Cushion

Key Takeaways

• DST cushion design is an exercise in downhole pressure engineering — the engineer must calculate the exact hydrostatic pressure at the formation depth for the planned cushion fluid column and the mud column above it, ensuring that the net downhole pressure at the moment the DST tool opens is slightly less than the estimated formation pressure (creating a controlled underbalance that draws formation fluid into the test string) but not so much less that the formation is subjected to a drawdown exceeding safe limits for the specific rock type and fluid; for a typical sandstone formation at 3,000 meters with a pore pressure gradient of 0.45 psi/ft (normal pressure), the hydrostatic pressure is approximately 4,500 psi, and a cushion designed to provide a 500 psi drawdown (10% underbalance) requires careful calculation of the combined hydrostatic pressure from the cushion fluid above the packer and the mud column above the cushion fluid, with the two-fluid column calculation accounting for the exact volume and density of each fluid segment.

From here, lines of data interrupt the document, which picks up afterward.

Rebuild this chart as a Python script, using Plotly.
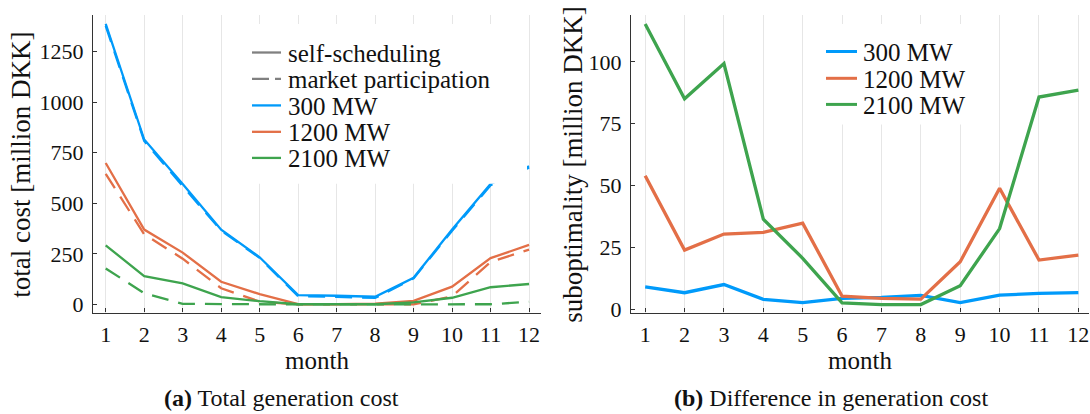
import plotly.graph_objects as go

months = list(range(1, 13))
month_labels = [str(m) for m in months]

# (a) total generation cost [million DKK]
self_300 = [1386, 815, 595, 369, 233, 46, 43, 38, 132, 370, 595, 683]
market_300 = [1377, 808, 585, 365, 230, 41, 38, 32, 129, 364, 589, 676]
self_1200 = [699, 370, 256, 112, 51, 2, 2, 4, 18, 88, 229, 294]
market_1200 = [645, 347, 226, 80, 14, 0, 0, 1, 0, 40, 210, 271]
self_2100 = [292, 140, 104, 36, 16, 1, 1, 1, 10, 33, 85, 101]
market_2100 = [178, 55, 3, 1, 0, 0, 0, 0, 0, 0, 1, 13]

# (b) suboptimality [million DKK]
sub_300 = [9.2, 6.8, 10.1, 4.1, 2.8, 4.5, 4.9, 5.7, 2.8, 5.8, 6.5, 6.8]
sub_1200 = [54.0, 24.0, 30.5, 31.2, 34.9, 5.4, 4.5, 4.2, 19.3, 49.0, 20.0, 22.0]
sub_2100 = [115.3, 85.1, 99.3, 36.5, 20.7, 2.7, 2.0, 2.0, 9.6, 32.7, 85.8, 88.6]

sizes = ["300 MW", "1200 MW", "2100 MW"]
colors = ["#009AFA", "#E36F47", "#3EA44E"]
left_ticks = [0, 250, 500, 750, 1000, 1250]
right_ticks = [0, 25, 50, 75, 100]

W, H = 1090, 414
FONT = "Liberation Serif"
TXT = "#111111"
AX = "#333333"
GRID = "#e6e6e6"


def px(x):
    return x / W


def py(y):
    # pixel row (from top) -> paper fraction
    yy = (y - 1) / 0.972
    return 1 - yy / H


fig = go.Figure()

self_series = [self_300, self_1200, self_2100]
market_series = [market_300, market_1200, market_2100]
for name, col, s, m in zip(sizes, colors, self_series, market_series):
    fig.add_trace(go.Scatter(x=months, y=s, mode="lines", name=name + " self-scheduling",
                             line=dict(color=col, width=2.3), showlegend=False,
                             xaxis="x", yaxis="y"))
    fig.add_trace(go.Scatter(x=months, y=m, mode="lines", name=name + " market participation",
                             line=dict(color=col, width=2.3, dash="17px,10px"), showlegend=False,
                             xaxis="x", yaxis="y"))

for name, col, s in zip(sizes, colors, [sub_300, sub_1200, sub_2100]):
    fig.add_trace(go.Scatter(x=months, y=s, mode="lines", name=name,
                             line=dict(color=col, width=3.3), showlegend=False,
                             xaxis="x2", yaxis="y2"))

xcommon = dict(
    tickvals=months, ticktext=month_labels, showgrid=True, gridcolor=GRID, gridwidth=1,
    zeroline=False, showline=True, linecolor=AX, linewidth=1.2, ticks="inside",
    ticklen=4, tickcolor=AX, tickfont=dict(family=FONT, size=22, color=TXT),
    ticklabelstandoff=2, mirror=False,
)
ycommon = dict(
    showgrid=False, zeroline=False, showline=True, linecolor=AX, linewidth=1.2,
    ticks="inside", ticklen=4, tickcolor=AX,
    tickfont=dict(family=FONT, size=22, color=TXT), ticklabelstandoff=4,
)

ydom = [py(312.3), py(16)]
fig.update_layout(
    width=W, height=H, autosize=False, margin=dict(l=0, r=0, t=0, b=0),
    paper_bgcolor="white", plot_bgcolor="white", showlegend=False,
    xaxis=dict(domain=[px(93), px(541)], range=[0.67, 12.31], anchor="y", **xcommon),
    yaxis=dict(domain=ydom, range=[-40, 1430], tickvals=left_ticks, anchor="x", **ycommon),
    xaxis2=dict(domain=[px(631), px(1089)], range=[0.64, 12.27], anchor="y2", **xcommon),
    yaxis2=dict(domain=ydom, range=[-1.2, 118.9], tickvals=right_ticks, anchor="x2", **ycommon),
)

shapes = []
annotations = []

# Legend (a)
shapes.append(dict(type="rect", xref="paper", yref="paper", x0=px(245), x1=px(527),
                   y0=py(184), y1=py(25), fillcolor="white", line=dict(width=0), layer="above"))
left_entries = [("self-scheduling", "#808080", "solid"),
                ("market participation", "#808080", "17px,6px"),
                (sizes[0], colors[0], "solid"),
                (sizes[1], colors[1], "solid"),
                (sizes[2], colors[2], "solid")]
left_y = [53.3, 79.5, 106, 132.3, 158.3]
for (label, col, dash), yy in zip(left_entries, left_y):
    shapes.append(dict(type="line", xref="paper", yref="paper", x0=px(252), x1=px(281),
                       y0=py(yy), y1=py(yy), line=dict(color=col, width=2.3, dash=dash),
                       layer="above"))
    annotations.append(dict(text=label, xref="paper", yref="paper", x=px(286), y=py(yy + 1),
                            xanchor="left", yanchor="middle", showarrow=False,
                            font=dict(family=FONT, size=25, color=TXT)))

# Legend (b)
shapes.append(dict(type="rect", xref="paper", yref="paper", x0=px(808), x1=px(980),
                   y0=py(125), y1=py(25), fillcolor="white", line=dict(width=0), layer="above"))
right_y = [52.3, 79, 105]
for label, col, yy in zip(sizes, colors, right_y):
    shapes.append(dict(type="line", xref="paper", yref="paper", x0=px(826), x1=px(857),
                       y0=py(yy), y1=py(yy), line=dict(color=col, width=3), layer="above"))
    annotations.append(dict(text=label, xref="paper", yref="paper", x=px(861), y=py(yy + 1),
                            xanchor="left", yanchor="middle", showarrow=False,
                            font=dict(family=FONT, size=25, color=TXT)))

# Axis titles and captions
annotations += [
    dict(text="month", xref="paper", yref="paper", x=px(317), y=py(360), xanchor="center",
         yanchor="middle", showarrow=False, font=dict(family=FONT, size=25, color=TXT)),
    dict(text="month", xref="paper", yref="paper", x=px(860), y=py(360), xanchor="center",
         yanchor="middle", showarrow=False, font=dict(family=FONT, size=25, color=TXT)),
    dict(text="total cost [million DKK]", xref="paper", yref="paper", x=px(21), y=py(165),
         xanchor="center", yanchor="middle", textangle=-90, showarrow=False,
         font=dict(family=FONT, size=27, color=TXT)),
    dict(text="suboptimality [million DKK]", xref="paper", yref="paper", x=px(573), y=py(165),
         xanchor="center", yanchor="middle", textangle=-90, showarrow=False,
         font=dict(family=FONT, size=27, color=TXT)),
    dict(text="<b>(a)</b> Total generation cost", xref="paper", yref="paper", x=px(281),
         y=py(397), xanchor="center", yanchor="middle", showarrow=False,
         font=dict(family=FONT, size=24, color=TXT)),
    dict(text="<b>(b)</b> Difference in generation cost", xref="paper", yref="paper", x=px(831),
         y=py(397), xanchor="center", yanchor="middle", showarrow=False,
         font=dict(family=FONT, size=24, color=TXT)),
]

fig.update_layout(shapes=shapes, annotations=annotations)
fig.write_html("out.html",
               config={"responsive": False, "displayModeBar": False},
               post_script="document.body.style.margin='0';document.body.style.overflow='hidden';")
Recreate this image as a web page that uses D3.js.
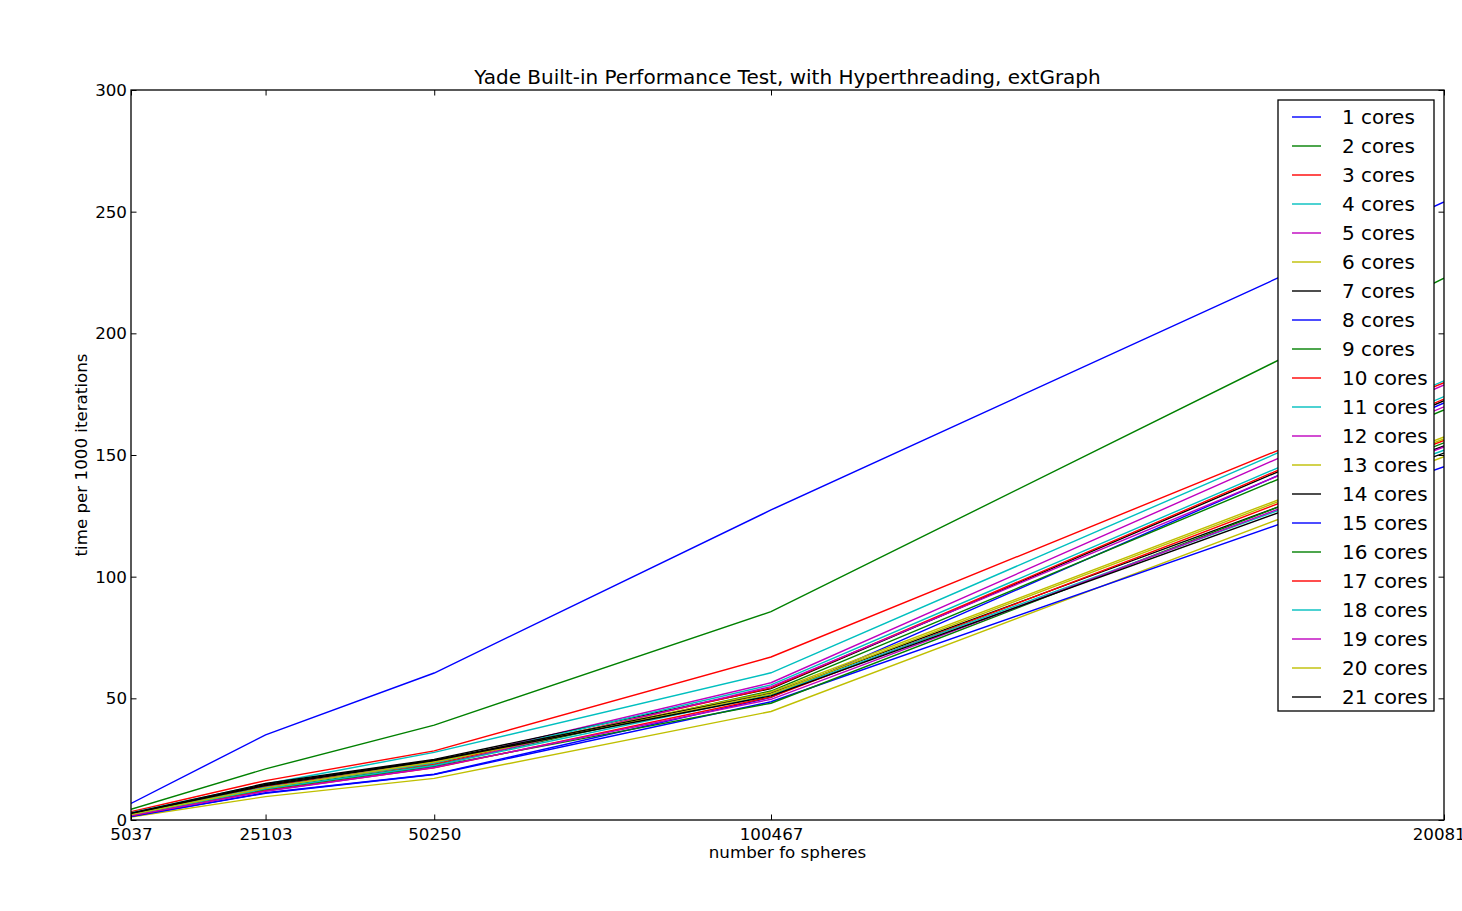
<!DOCTYPE html>
<html>
<head>
<meta charset="utf-8">
<script src="https://cdn.jsdelivr.net/npm/d3@7"></script>
<style>
  body { margin: 0; background: #fff; }
  svg { display: block; font-family: "DejaVu Sans", sans-serif; }
</style>
</head>
<body>
<svg id="chart"></svg>
<script>
// number of spheres (x positions / tick labels)
const spheres = [5037, 25103, 50250, 100467, 200817];
const seriesNames = d3.range(1, 22).map(i => i + ' cores');
const yTicks = [0, 50, 100, 150, 200, 250, 300];

// time per 1000 iterations, one row per core count
const c1 = [6.8, 35.0, 60.4, 127.4, 254.0];
const c2 = [4.4, 21.0, 39.0, 85.6, 222.7];
const c3 = [3.4, 16.2, 28.4, 67.0, 179.7];
const c4 = [3.0, 14.8, 27.8, 60.5, 180.5];
const c5 = [2.6, 13.6, 23.6, 56.4, 178.8];
const c6 = [1.2, 9.6, 17.1, 44.6, 149.3];
const c7 = [2.8, 15.0, 24.9, 54.0, 172.3];
const c8 = [1.5, 11.2, 18.8, 50.4, 171.4];
const c9 = [2.2, 13.0, 22.6, 53.0, 168.5];
const c10 = [2.5, 14.0, 23.0, 54.3, 173.0];
const c11 = [2.3, 13.4, 23.4, 55.5, 174.0];
const c12 = [2.0, 12.6, 22.2, 54.8, 169.8];
const c13 = [2.4, 14.4, 24.2, 52.6, 157.4];
const c14 = [2.6, 14.6, 24.6, 52.0, 153.7];
const c15 = [1.4, 11.0, 18.7, 48.6, 145.2];
const c16 = [1.9, 12.4, 22.0, 48.0, 155.0];
const c17 = [1.7, 12.0, 21.4, 50.5, 156.0];
const c18 = [2.1, 12.8, 22.4, 51.4, 152.0];
const c19 = [1.8, 11.8, 21.6, 49.6, 153.3];
const c20 = [2.2, 13.2, 23.8, 51.8, 156.6];
const c21 = [2.7, 14.2, 24.4, 51.0, 150.8];
const allSeries = [c1, c2, c3, c4, c5, c6, c7, c8, c9, c10, c11, c12, c13, c14, c15, c16, c17, c18, c19, c20, c21];

// matplotlib classic colour cycle
const cycle = ['#0000ff', '#008000', '#ff0000', '#00bfbf', '#bf00bf', '#bfbf00', '#000000'];

const W = 1462, H = 911;
const margin = { top: 90, right: 18, bottom: 91, left: 131 };
const width = W - margin.left - margin.right;
const height = H - margin.top - margin.bottom;

const svg = d3.select('#chart')
    .attr('width', W)
    .attr('height', H);

const g = svg.append('g')
    .attr('transform', `translate(${margin.left},${margin.top})`);

const x = d3.scaleLinear()
    .domain([spheres[0], spheres[spheres.length - 1]])
    .range([0, width]);

const y = d3.scaleLinear()
    .domain([0, 300])
    .range([height, 0]);

g.append('clipPath').attr('id', 'clip')
    .append('rect').attr('width', width).attr('height', height);

// lines
const line = d3.line()
    .x((d, i) => x(spheres[i]))
    .y(d => y(d));

g.append('g').attr('clip-path', 'url(#clip)')
    .selectAll('path')
    .data(allSeries)
    .enter().append('path')
    .attr('d', line)
    .attr('fill', 'none')
    .attr('stroke', (d, i) => cycle[i % cycle.length])
    .attr('stroke-width', 1.4);

// axes: ticks pointing inward, on all four sides
const tickLen = 5.5;
const xAxis = d3.axisBottom(x).tickValues(spheres).tickFormat(d3.format('d'))
    .tickSizeInner(-tickLen).tickSizeOuter(0).tickPadding(10);
const yAxis = d3.axisLeft(y).tickValues(yTicks)
    .tickSizeInner(-tickLen).tickSizeOuter(0).tickPadding(10);

const gx = g.append('g').attr('transform', `translate(0,${height})`).call(xAxis);
const gy = g.append('g').call(yAxis);
g.append('g').call(d3.axisTop(x).tickValues(spheres).tickFormat('').tickSizeInner(-tickLen).tickSizeOuter(0));
g.append('g').attr('transform', `translate(${width},0)`)
    .call(d3.axisRight(y).tickValues(yTicks).tickFormat('').tickSizeInner(-tickLen).tickSizeOuter(0));

g.selectAll('.domain').remove();
g.selectAll('.tick line').attr('stroke', '#000').attr('stroke-width', 1);
[gx, gy].forEach(a => a.selectAll('.tick text')
    .attr('font-size', 16.7).attr('fill', '#000')
    .attr('font-family', '"DejaVu Sans", sans-serif'));
gy.selectAll('.tick text').attr('dx', 6);
gx.selectAll('.tick text').attr('dy', '0.6em');

// frame
g.append('rect')
    .attr('width', width).attr('height', height)
    .attr('fill', 'none').attr('stroke', '#000').attr('stroke-width', 1.3);

// title and labels
svg.append('text')
    .attr('x', margin.left + width / 2).attr('y', 84)
    .attr('text-anchor', 'middle').attr('font-size', 20)
    .text('Yade Built-in Performance Test, with Hyperthreading, extGraph');

svg.append('text')
    .attr('x', margin.left + width / 2).attr('y', 858)
    .attr('text-anchor', 'middle').attr('font-size', 16.7)
    .text('number fo spheres');

svg.append('text')
    .attr('transform', `translate(87,${margin.top + height / 2}) rotate(-90)`)
    .attr('text-anchor', 'middle').attr('font-size', 16.7)
    .text('time per 1000 iterations');

// legend
const legend = svg.append('g').attr('transform', 'translate(1278,100)');
const rowH = 29;
legend.append('rect')
    .attr('width', 156).attr('height', 611)
    .attr('fill', '#fff').attr('stroke', '#000').attr('stroke-width', 1.3);

const rows = legend.selectAll('.row')
    .data(seriesNames)
    .enter().append('g')
    .attr('transform', (d, i) => `translate(0,${17 + i * rowH})`);

rows.append('line')
    .attr('x1', 14).attr('x2', 43)
    .attr('stroke', (d, i) => cycle[i % cycle.length])
    .attr('stroke-width', 1.4);

rows.append('text')
    .attr('x', 64).attr('y', 7)
    .attr('font-size', 20)
    .text(d => d);
</script>
</body>
</html>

• Nitrogen cushions are used in situations where even a light liquid cushion would create excessive hydrostatic pressure — particularly in low-pressure formations, in shallow wells where the formation pore pressure is close to hydrostatic, or in formations that would be damaged by contact with any liquid during the test; nitrogen (which has essentially zero hydrostatic contribution per foot of fluid column compared to diesel at 0.3 psi/ft or fresh water at 0.43 psi/ft) allows the engineer to set up a nearly atmospheric pressure condition at the formation face without the complications of displacing an oil-based liquid above the test packer; nitrogen cushion DSTs are more complex to execute (requiring high-pressure nitrogen delivery equipment and careful pressure monitoring during blowdown to prevent the nitrogen from flowing back too rapidly), but they provide the ability to test formations that would not flow at all under a liquid cushion and are standard practice in coalbed methane (CBM) and tight gas testing where very low formation pressures are common.
• The Initial Hydrostatic Pressure (IHP) and Final Hydrostatic Pressure (FHP) recorded at the beginning and end of a DST represent the cushion and kill fluid hydrostatic pressures respectively, and their comparison with the recorded formation pressure provides a quality check on the test data — the IHP should be close to the calculated cushion hydrostatic pressure if the cushion was correctly placed and the density calculation was accurate; a significant discrepancy between the recorded IHP and the calculated cushion hydrostatic pressure indicates either an error in the cushion volume or density (the cushion may have mixed with or been diluted by mud during run-in) or a data recording problem; the FHP after the well is killed at the end of the DST should be close to the calculated mud hydrostatic pressure, confirming that kill fluid has displaced the formation fluid from the wellbore; these checks are part of the data quality review that the well test analyst performs before accepting the pressure record for reservoir characterization analysis.
• Swab pressure — the reduced pressure created in the annulus when the drill string is pulled out of the hole too rapidly, which can reduce the hydrostatic pressure in the open hole below pore pressure and induce a kick — is a distinct use of "cushion" in the sense that the drilling fluid column in the open hole provides the cushion (hydrostatic barrier) against formation influx; the annular fluid cushion must be maintained at or above the minimum required mud weight for the exposed formations during all pipe movement, and excessive trip speed reduces this cushion through swabbing effects (the pulling motion creates a suction that reduces the local pressure temporarily below the static hydrostatic head); monitoring for flow after tripping (the flow check procedure) verifies that the annular cushion was maintained throughout the trip and that no formation fluid entered the wellbore during pipe movement.
• Cushion as a completion fluid management concept appears in well control planning for casing running operations — when running heavy casing into a well with a narrow margin between pore pressure and fracture gradient, a planned volume of lighter fluid (cushion) may be placed below the casing shoe or float equipment to reduce the instantaneous surge pressure as the casing displaces mud in the open hole; the surge pressure calculation for casing running determines the maximum running speed allowed without exceeding the fracture gradient, and placing a cushion of lower-density fluid ahead of the casing shoe reduces the surge magnitude because the displaced fluid in the open hole has lower density and is more easily pushed ahead without fracturing the formation; this surge cushion application is distinct from the DST cushion application but shares the same underlying principle of using fluid density to manage the pressure balance between the wellbore and the formation.